Stored data |
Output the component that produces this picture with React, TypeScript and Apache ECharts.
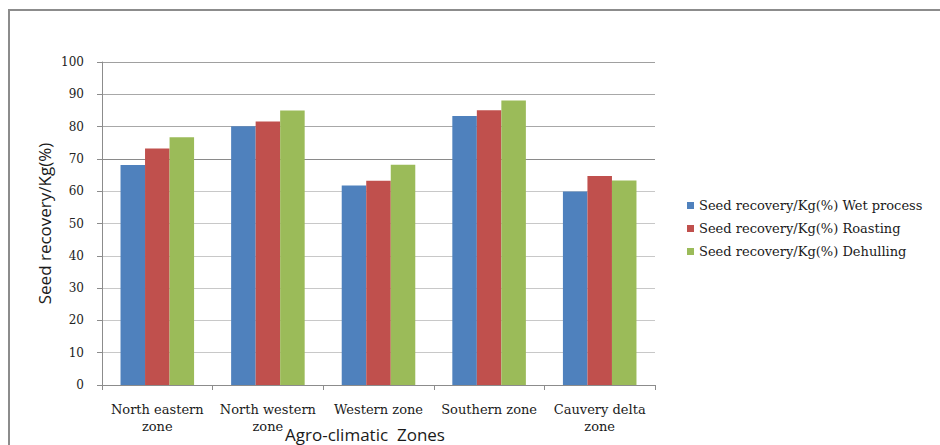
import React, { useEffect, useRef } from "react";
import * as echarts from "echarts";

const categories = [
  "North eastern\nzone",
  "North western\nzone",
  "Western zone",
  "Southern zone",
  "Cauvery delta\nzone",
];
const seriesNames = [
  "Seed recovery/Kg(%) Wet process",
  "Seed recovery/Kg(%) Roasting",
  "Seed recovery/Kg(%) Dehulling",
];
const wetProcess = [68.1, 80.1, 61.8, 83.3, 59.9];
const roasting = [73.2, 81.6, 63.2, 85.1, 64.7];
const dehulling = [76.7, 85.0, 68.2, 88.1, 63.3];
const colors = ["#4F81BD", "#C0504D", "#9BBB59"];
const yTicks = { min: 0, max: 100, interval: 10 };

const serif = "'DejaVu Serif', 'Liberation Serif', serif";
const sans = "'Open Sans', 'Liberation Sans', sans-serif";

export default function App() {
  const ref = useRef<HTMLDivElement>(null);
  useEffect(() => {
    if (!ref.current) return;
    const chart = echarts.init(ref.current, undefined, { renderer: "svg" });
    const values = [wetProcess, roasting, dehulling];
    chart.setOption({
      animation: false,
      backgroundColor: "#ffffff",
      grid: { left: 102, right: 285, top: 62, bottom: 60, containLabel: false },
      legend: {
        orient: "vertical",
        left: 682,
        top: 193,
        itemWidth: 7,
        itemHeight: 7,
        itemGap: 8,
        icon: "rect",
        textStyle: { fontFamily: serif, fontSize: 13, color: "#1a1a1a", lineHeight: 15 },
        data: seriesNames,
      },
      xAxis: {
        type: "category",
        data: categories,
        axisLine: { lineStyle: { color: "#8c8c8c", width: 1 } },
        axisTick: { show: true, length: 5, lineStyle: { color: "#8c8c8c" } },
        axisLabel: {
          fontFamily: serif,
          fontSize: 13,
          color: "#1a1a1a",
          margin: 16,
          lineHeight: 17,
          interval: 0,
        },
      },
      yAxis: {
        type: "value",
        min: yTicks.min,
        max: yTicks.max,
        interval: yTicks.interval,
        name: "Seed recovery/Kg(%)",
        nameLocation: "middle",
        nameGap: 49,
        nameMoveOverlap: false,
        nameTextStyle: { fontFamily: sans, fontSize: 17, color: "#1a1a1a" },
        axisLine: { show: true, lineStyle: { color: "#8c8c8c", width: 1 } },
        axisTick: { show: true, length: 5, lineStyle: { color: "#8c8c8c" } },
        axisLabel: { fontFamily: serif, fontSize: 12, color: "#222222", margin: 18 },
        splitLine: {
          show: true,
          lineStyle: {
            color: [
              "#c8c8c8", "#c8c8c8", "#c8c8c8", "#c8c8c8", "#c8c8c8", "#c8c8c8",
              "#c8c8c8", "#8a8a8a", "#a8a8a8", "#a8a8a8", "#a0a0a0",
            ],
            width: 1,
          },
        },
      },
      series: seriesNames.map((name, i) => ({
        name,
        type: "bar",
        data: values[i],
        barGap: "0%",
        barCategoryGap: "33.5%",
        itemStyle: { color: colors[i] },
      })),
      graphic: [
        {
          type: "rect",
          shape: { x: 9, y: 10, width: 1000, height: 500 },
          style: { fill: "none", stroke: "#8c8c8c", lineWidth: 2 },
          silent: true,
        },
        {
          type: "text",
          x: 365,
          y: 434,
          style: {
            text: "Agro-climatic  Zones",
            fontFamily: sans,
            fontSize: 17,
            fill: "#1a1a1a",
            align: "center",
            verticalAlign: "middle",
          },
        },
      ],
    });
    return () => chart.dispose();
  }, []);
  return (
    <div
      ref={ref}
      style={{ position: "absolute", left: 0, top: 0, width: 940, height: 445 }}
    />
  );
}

Given problem | From the first line above through the line containing "import * as", copy everything exactly, without the pictures.

Correct response |
Output the component that produces this picture with React, TypeScript and Apache ECharts.
import React, { useEffect, useRef } from "react";
import * as echarts from "echarts";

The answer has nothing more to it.